SINGAPORE/BEIJING (Reuters) - For the first time, China will this year allow foreign companies to explore for and produce oil and gas in the country, opening up the industry to firms other than state-run energy giants, as Beijing looks to boost domestic energy supplies.
The long-awaited opening accompanies a reshuffle of the so-called “midstream” pipeline business, but experts say it may not excite immediate interest from global drillers because of the poor overall asset quality of China’s hydrocarbon resources.
From May 1, foreign firms registered in China with net assets of 300 million yuan (33.02 million pounds) will be allowed to take part in oil and gas exploration and production, the ministry of natural resources announced at a news conference.
The change will also apply to domestic companies that meet the same condition.
“China is accelerating the sector reform due to growing energy security concerns,” said Zhu Kunfeng, the Beijing-based associate director of upstream research at IHS Markit.
“Vitalising the industry by diversifying the participants, including foreign and private investors, is the focus of that reform.”
China now imports 70% of the crude oil it refines and nearly half its natural gas consumption, and state firms face an uphill battle boosting reserves and production outside the country amid growing geopolitical risks.
Previously, international companies could enter the industry only via joint ventures or cooperation with Chinese firms, mainly state-owned majors such as China National Petroleum Company (CNPC), China Petrochemical Corp (Sinopec) or their listed vehicles.
Mineral resources mining permits will be valid for five years at initial registration, and can potentially be extended for five more.
But firms seeking extensions will have the area of the mining or exploration reduced by a quarter from the levels originally approved, the ministry added.
This new rule will force state firms, which control most of the prospective oil and gas deposits, to cede some acreage, said a government official involved in the reform.
“Compared to previous measures of exploration work commitment, the new rule makes the acreage transfer more efficient and compulsory,” the official said.

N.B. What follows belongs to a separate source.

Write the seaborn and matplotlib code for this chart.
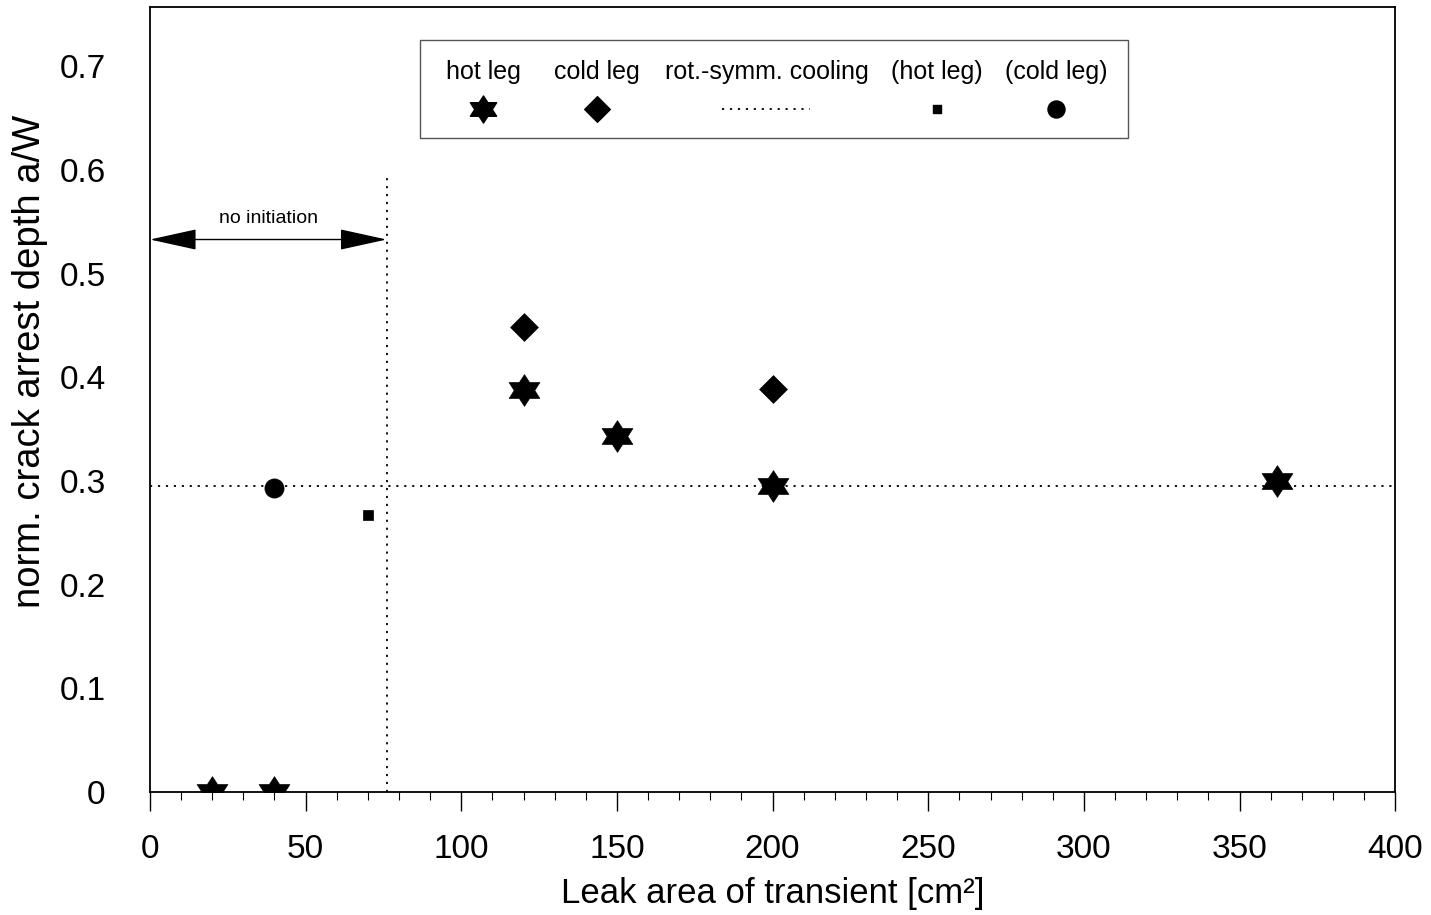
import matplotlib
matplotlib.use("Agg")
import matplotlib.pyplot as plt
from matplotlib.path import Path
from matplotlib.patches import Rectangle
import seaborn as sns
import pandas as pd

# Crack arrest results per leak area
hot_leg_x = [20, 40, 120, 150, 200, 362]
hot_leg_y = [0.0, 0.0, 0.388, 0.343, 0.295, 0.300]
cold_leg_x = [120, 200]
cold_leg_y = [0.449, 0.389]
hot_leg_sym_x = [70]
hot_leg_sym_y = [0.267]
cold_leg_sym_x = [40]
cold_leg_sym_y = [0.293]

cooling_level = 0.295        # rotationally symmetric cooling
initiation_limit = 76        # leak area below which no initiation occurs
initiation_top = 0.595
arrow_level = 0.533

x_ticks = [0, 50, 100, 150, 200, 250, 300, 350, 400]
y_ticks = [0, 0.1, 0.2, 0.3, 0.4, 0.5, 0.6, 0.7]

sns.set_theme(style="white")
plt.rcParams["font.family"] = ["Liberation Sans", "DejaVu Sans"]
plt.rcParams["text.color"] = "black"
plt.rcParams["axes.labelcolor"] = "black"
plt.rcParams["xtick.color"] = "black"
plt.rcParams["ytick.color"] = "black"

# six-pointed star, slightly widened
_star = Path.unit_regular_star(6, 0.58)
hexagram = Path(_star.vertices * [1.12, 1.0], _star.codes)

fig = plt.figure(figsize=(14.31, 9.15), dpi=100)
ax = fig.add_axes([0.1048, 0.1344, 0.8702, 0.8576])

df_hot = pd.DataFrame({"x": hot_leg_x, "y": hot_leg_y})
df_cold = pd.DataFrame({"x": cold_leg_x, "y": cold_leg_y})
df_hot_s = pd.DataFrame({"x": hot_leg_sym_x, "y": hot_leg_sym_y})
df_cold_s = pd.DataFrame({"x": cold_leg_sym_x, "y": cold_leg_sym_y})

# Reference lines
ax.axhline(cooling_level, color="black", lw=1.3, ls=(0, (1.2, 3.2)), zorder=2)
ax.plot([initiation_limit, initiation_limit], [0, initiation_top],
        color="black", lw=1.3, ls=(0, (1.2, 3.2)), zorder=2)

sns.scatterplot(data=df_hot, x="x", y="y", marker=hexagram, s=520,
                color="black", edgecolor="black", linewidth=0.5, ax=ax, zorder=4)
sns.scatterplot(data=df_cold, x="x", y="y", marker="D", s=200,
                color="black", edgecolor="black", linewidth=0.5, ax=ax, zorder=4)
sns.scatterplot(data=df_hot_s, x="x", y="y", marker="s", s=45,
                color="black", edgecolor="black", linewidth=0.5, ax=ax, zorder=4)
sns.scatterplot(data=df_cold_s, x="x", y="y", marker="o", s=190,
                color="black", edgecolor="black", linewidth=0.5, ax=ax, zorder=4)
for coll in ax.collections:
    coll.set_clip_on(True)
    coll.set_clip_box(ax.bbox)

# "no initiation" double arrow
ax.annotate("", xy=(0, arrow_level), xytext=(initiation_limit, arrow_level),
            arrowprops=dict(arrowstyle="<|-|>,head_length=1.0,head_width=0.22",
                            mutation_scale=30, color="black", lw=1.0,
                            shrinkA=0, shrinkB=0), zorder=3)
ax.text(initiation_limit / 2, 0.553, "no initiation", ha="center", va="center",
        fontsize=14, color="black")

ax.set_xlim(0, 400)
ax.set_ylim(0, 0.757)
ax.set_xticks(x_ticks)
ax.set_xticklabels([str(v) for v in x_ticks])
ax.set_xticks(range(0, 401, 10), minor=True)
ax.set_yticks(y_ticks)
ax.set_yticklabels(["0"] + [f"{v:.1f}" for v in y_ticks[1:]])
ax.tick_params(axis="x", which="major", direction="out", length=14, width=1,
               bottom=True, labelsize=24, pad=16, color="black")
ax.tick_params(axis="x", which="minor", direction="out", length=6, width=0.8,
               bottom=True, color="black")
ax.tick_params(axis="y", which="both", length=0, labelsize=24, pad=32)
for sp in ax.spines.values():
    sp.set_color("black")
    sp.set_linewidth(1.3)

ax.set_xlabel("Leak area of transient [cm²]", fontsize=25, va="center")
ax.xaxis.set_label_coords(0.5, -0.1287)
ax.set_ylabel("norm. crack arrest depth a/W", fontsize=27.5, va="center")
ax.yaxis.set_label_coords(-0.0964, 0.549)

# Legend box: labels above their symbols
tr = ax.transAxes
ax.add_patch(Rectangle((0.2169, 0.834), 0.5686, 0.124, transform=tr,
                       facecolor="white", edgecolor="#555555", lw=1.0, zorder=5))
label_x = [0.2675, 0.359, 0.4956, 0.632, 0.7277]
labels = ["hot leg", "cold leg", "rot.-symm. cooling", "(hot leg)", "(cold leg)"]
for lx, lab in zip(label_x, labels):
    ax.text(lx, 0.917, lab, transform=tr, ha="center", va="center",
            fontsize=18, zorder=6)
ax.scatter([label_x[0]], [0.871], transform=tr, marker=hexagram, s=380,
           color="black", zorder=6, clip_on=False)
ax.scatter([label_x[1]], [0.871], transform=tr, marker="D", s=170,
           color="black", zorder=6, clip_on=False)
ax.plot([0.4594, 0.530], [0.871, 0.871], transform=tr, color="black",
        lw=1.3, ls=(0, (1.2, 3.2)), zorder=6)
ax.scatter([label_x[3]], [0.871], transform=tr, marker="s", s=30,
           color="black", zorder=6, clip_on=False)
ax.scatter([label_x[4]], [0.871], transform=tr, marker="o", s=150,
           color="black", zorder=6, clip_on=False)

fig.savefig("out.png", dpi=100)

But as spending by global firms becomes more disciplined after the 2014 oil crash, and other resource-rich nations such as India and Malaysia look to burnish terms to attract investors, the reform may not lure an immediate flow of foreign investment.
Chinese majors have also tapped most of the best assets onshore and offshore, with the under-explored resources, such as shale oil and shale gas, costly to develop because of their complex geology.
“The policy may come too late...as the sweet spots are all taken,” said a Beijing-based industry adviser to a European oil and gas firm.
Rather, domestic independent companies, such as oilfield service providers or firms with some exploration experience abroad, may be drawn to the game, said IHS’s Zhu.
“This is quite an ice-breaker...it will take time but it could bring about the long-desired competitive environment that has made the oil and gas industry so efficient in North America,” said an executive with a Hong Kong-listed oilfield service provider.
As part of the reform, the ministry said, all mineral resource licences are to be awarded by competitive bidding and tenders, except for rare earths and radioactive minerals, where licences will still be strictly controlled.